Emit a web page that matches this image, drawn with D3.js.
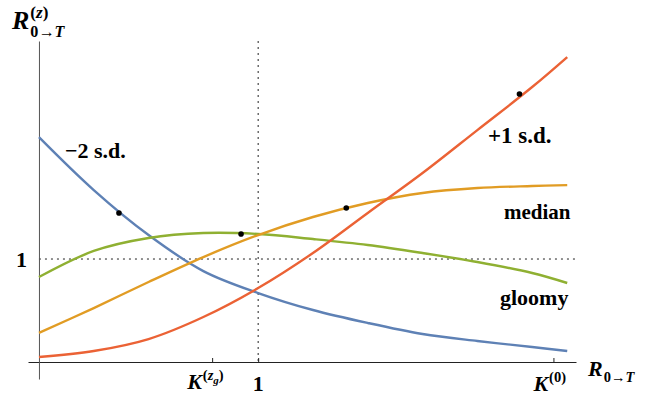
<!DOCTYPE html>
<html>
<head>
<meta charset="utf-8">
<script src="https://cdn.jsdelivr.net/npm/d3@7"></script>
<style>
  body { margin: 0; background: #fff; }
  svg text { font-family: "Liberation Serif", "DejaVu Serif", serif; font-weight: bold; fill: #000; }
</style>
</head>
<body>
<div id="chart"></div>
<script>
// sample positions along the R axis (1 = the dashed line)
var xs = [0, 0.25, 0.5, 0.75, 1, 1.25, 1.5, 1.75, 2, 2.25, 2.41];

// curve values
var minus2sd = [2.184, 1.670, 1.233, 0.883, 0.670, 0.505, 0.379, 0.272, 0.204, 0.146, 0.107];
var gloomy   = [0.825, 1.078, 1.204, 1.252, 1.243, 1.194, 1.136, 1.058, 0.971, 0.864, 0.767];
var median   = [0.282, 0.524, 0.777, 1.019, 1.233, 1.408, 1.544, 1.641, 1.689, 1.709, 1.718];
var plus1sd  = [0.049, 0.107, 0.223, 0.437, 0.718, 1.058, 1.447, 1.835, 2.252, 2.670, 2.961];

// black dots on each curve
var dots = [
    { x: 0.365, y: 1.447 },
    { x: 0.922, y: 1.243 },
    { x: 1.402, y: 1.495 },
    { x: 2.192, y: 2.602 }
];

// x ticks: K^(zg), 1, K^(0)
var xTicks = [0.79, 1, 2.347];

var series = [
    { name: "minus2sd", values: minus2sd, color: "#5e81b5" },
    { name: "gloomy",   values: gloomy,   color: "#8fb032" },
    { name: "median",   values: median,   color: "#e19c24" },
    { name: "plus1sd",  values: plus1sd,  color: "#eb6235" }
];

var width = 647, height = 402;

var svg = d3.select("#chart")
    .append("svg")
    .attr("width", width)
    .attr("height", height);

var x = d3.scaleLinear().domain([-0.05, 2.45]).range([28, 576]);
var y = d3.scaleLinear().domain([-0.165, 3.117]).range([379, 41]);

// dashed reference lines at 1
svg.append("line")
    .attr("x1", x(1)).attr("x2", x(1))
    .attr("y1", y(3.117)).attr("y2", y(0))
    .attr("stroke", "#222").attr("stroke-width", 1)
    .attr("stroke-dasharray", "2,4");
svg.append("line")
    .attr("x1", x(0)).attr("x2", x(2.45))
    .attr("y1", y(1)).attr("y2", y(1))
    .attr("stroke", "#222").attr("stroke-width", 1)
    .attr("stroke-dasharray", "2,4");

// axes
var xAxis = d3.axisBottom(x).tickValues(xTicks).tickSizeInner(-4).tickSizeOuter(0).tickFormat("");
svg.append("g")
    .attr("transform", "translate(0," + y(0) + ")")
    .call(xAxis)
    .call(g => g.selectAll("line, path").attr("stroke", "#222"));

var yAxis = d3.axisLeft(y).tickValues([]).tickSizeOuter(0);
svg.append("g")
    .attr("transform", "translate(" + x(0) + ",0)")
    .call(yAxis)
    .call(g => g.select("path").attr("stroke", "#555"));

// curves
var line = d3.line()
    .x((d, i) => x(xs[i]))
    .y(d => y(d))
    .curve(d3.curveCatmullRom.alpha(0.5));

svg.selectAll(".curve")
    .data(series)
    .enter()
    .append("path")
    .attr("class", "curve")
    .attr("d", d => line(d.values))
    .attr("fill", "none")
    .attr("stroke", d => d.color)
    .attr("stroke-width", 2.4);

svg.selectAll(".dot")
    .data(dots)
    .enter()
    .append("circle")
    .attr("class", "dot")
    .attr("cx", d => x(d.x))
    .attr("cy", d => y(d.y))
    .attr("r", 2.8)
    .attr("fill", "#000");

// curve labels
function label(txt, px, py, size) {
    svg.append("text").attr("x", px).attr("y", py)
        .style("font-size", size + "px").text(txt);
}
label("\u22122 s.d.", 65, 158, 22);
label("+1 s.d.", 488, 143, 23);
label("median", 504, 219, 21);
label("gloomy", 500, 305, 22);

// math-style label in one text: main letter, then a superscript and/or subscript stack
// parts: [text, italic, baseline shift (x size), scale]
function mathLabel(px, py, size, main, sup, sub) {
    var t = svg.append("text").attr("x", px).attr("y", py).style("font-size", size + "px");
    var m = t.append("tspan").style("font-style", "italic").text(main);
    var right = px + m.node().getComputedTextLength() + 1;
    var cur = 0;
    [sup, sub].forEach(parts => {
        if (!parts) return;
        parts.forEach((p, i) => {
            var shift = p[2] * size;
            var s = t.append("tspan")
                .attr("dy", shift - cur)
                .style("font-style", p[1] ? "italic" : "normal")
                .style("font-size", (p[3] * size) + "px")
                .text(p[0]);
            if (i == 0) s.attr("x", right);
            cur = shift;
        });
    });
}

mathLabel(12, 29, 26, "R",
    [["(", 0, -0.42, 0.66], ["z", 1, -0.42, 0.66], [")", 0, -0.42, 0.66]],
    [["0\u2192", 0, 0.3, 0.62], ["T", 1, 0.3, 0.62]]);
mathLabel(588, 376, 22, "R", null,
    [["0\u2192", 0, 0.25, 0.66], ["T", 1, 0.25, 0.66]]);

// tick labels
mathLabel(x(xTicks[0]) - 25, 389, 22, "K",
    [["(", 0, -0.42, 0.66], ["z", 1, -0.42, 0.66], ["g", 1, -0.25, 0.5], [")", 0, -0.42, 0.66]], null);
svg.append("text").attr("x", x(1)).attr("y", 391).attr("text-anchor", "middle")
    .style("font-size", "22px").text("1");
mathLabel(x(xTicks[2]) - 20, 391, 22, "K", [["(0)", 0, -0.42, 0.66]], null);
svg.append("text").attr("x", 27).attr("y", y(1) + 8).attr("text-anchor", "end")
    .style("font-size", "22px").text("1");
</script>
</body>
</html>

■ ■ ■ ■ ■

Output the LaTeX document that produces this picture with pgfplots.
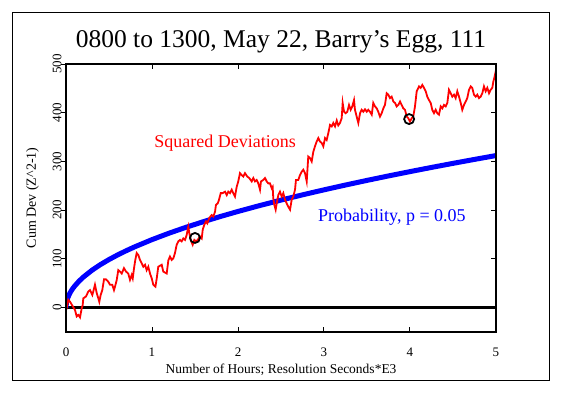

■ ■ ■ ■ ■

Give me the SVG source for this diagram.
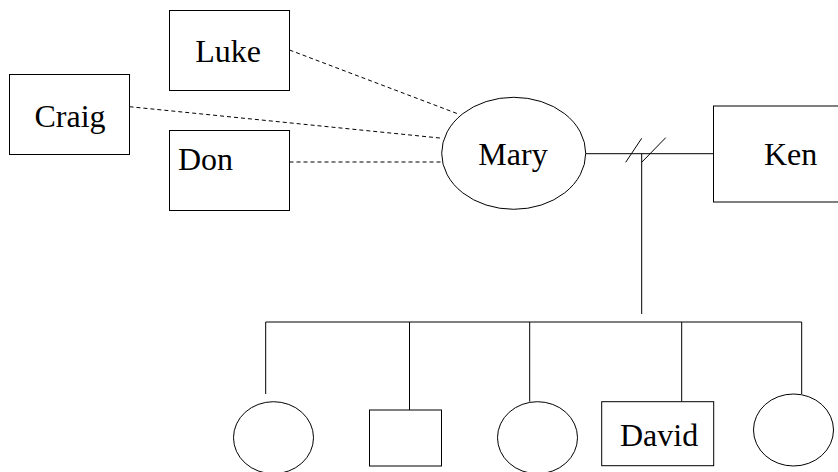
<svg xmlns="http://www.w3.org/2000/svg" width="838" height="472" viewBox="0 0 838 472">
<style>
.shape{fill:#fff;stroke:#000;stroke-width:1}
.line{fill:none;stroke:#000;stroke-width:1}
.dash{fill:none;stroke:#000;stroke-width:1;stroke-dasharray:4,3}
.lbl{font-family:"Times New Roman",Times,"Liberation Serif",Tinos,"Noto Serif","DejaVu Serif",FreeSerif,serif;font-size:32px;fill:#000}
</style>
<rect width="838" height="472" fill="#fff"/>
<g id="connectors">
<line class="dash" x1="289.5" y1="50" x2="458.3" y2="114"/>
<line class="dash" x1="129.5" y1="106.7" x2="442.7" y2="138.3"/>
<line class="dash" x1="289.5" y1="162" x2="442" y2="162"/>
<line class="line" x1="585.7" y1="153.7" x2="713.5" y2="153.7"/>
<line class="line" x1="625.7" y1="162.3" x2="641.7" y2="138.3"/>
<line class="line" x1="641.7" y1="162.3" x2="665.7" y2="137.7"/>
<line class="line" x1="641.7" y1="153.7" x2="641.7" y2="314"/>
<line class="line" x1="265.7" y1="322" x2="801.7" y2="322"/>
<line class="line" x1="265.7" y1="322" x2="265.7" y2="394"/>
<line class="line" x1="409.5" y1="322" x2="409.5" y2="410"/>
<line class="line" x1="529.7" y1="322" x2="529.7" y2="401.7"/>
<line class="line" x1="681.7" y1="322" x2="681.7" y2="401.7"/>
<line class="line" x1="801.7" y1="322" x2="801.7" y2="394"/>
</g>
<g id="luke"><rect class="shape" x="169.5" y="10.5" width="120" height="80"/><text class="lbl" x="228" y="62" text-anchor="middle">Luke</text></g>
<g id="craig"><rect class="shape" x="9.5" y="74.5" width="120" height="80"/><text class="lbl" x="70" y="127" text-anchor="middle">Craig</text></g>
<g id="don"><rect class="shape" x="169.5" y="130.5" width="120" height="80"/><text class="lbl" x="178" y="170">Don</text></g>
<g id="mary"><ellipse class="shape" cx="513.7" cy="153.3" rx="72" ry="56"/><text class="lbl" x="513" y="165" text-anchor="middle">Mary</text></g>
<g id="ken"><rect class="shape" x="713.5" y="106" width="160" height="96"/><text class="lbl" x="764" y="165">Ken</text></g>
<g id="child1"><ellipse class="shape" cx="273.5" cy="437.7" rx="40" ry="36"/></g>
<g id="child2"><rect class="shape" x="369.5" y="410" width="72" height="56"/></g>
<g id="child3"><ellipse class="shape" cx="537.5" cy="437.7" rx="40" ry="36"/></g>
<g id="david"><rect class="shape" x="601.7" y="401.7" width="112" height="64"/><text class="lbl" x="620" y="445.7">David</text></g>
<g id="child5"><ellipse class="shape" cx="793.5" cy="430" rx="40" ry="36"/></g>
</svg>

■ ■ ■ ■ ■

* _Goal_:
Beginning with the line above that contains "Emit a web page" and finishing with the line that contains "var width = 647, height = 402;", print those lines exactly and only. Skip all pictures.

* _Exercise output_:
Emit a web page that matches this image, drawn with D3.js.
<!DOCTYPE html>
<html>
<head>
<meta charset="utf-8">
<script src="https://cdn.jsdelivr.net/npm/d3@7"></script>
<style>
  body { margin: 0; background: #fff; }
  svg text { font-family: "Liberation Serif", "DejaVu Serif", serif; font-weight: bold; fill: #000; }
</style>
</head>
<body>
<div id="chart"></div>
<script>
// sample positions along the R axis (1 = the dashed line)
var xs = [0, 0.25, 0.5, 0.75, 1, 1.25, 1.5, 1.75, 2, 2.25, 2.41];

// curve values
var minus2sd = [2.184, 1.670, 1.233, 0.883, 0.670, 0.505, 0.379, 0.272, 0.204, 0.146, 0.107];
var gloomy   = [0.825, 1.078, 1.204, 1.252, 1.243, 1.194, 1.136, 1.058, 0.971, 0.864, 0.767];
var median   = [0.282, 0.524, 0.777, 1.019, 1.233, 1.408, 1.544, 1.641, 1.689, 1.709, 1.718];
var plus1sd  = [0.049, 0.107, 0.223, 0.437, 0.718, 1.058, 1.447, 1.835, 2.252, 2.670, 2.961];

// black dots on each curve
var dots = [
    { x: 0.365, y: 1.447 },
    { x: 0.922, y: 1.243 },
    { x: 1.402, y: 1.495 },
    { x: 2.192, y: 2.602 }
];

// x ticks: K^(zg), 1, K^(0)
var xTicks = [0.79, 1, 2.347];

var series = [
    { name: "minus2sd", values: minus2sd, color: "#5e81b5" },
    { name: "gloomy",   values: gloomy,   color: "#8fb032" },
    { name: "median",   values: median,   color: "#e19c24" },
    { name: "plus1sd",  values: plus1sd,  color: "#eb6235" }
];

var width = 647, height = 402;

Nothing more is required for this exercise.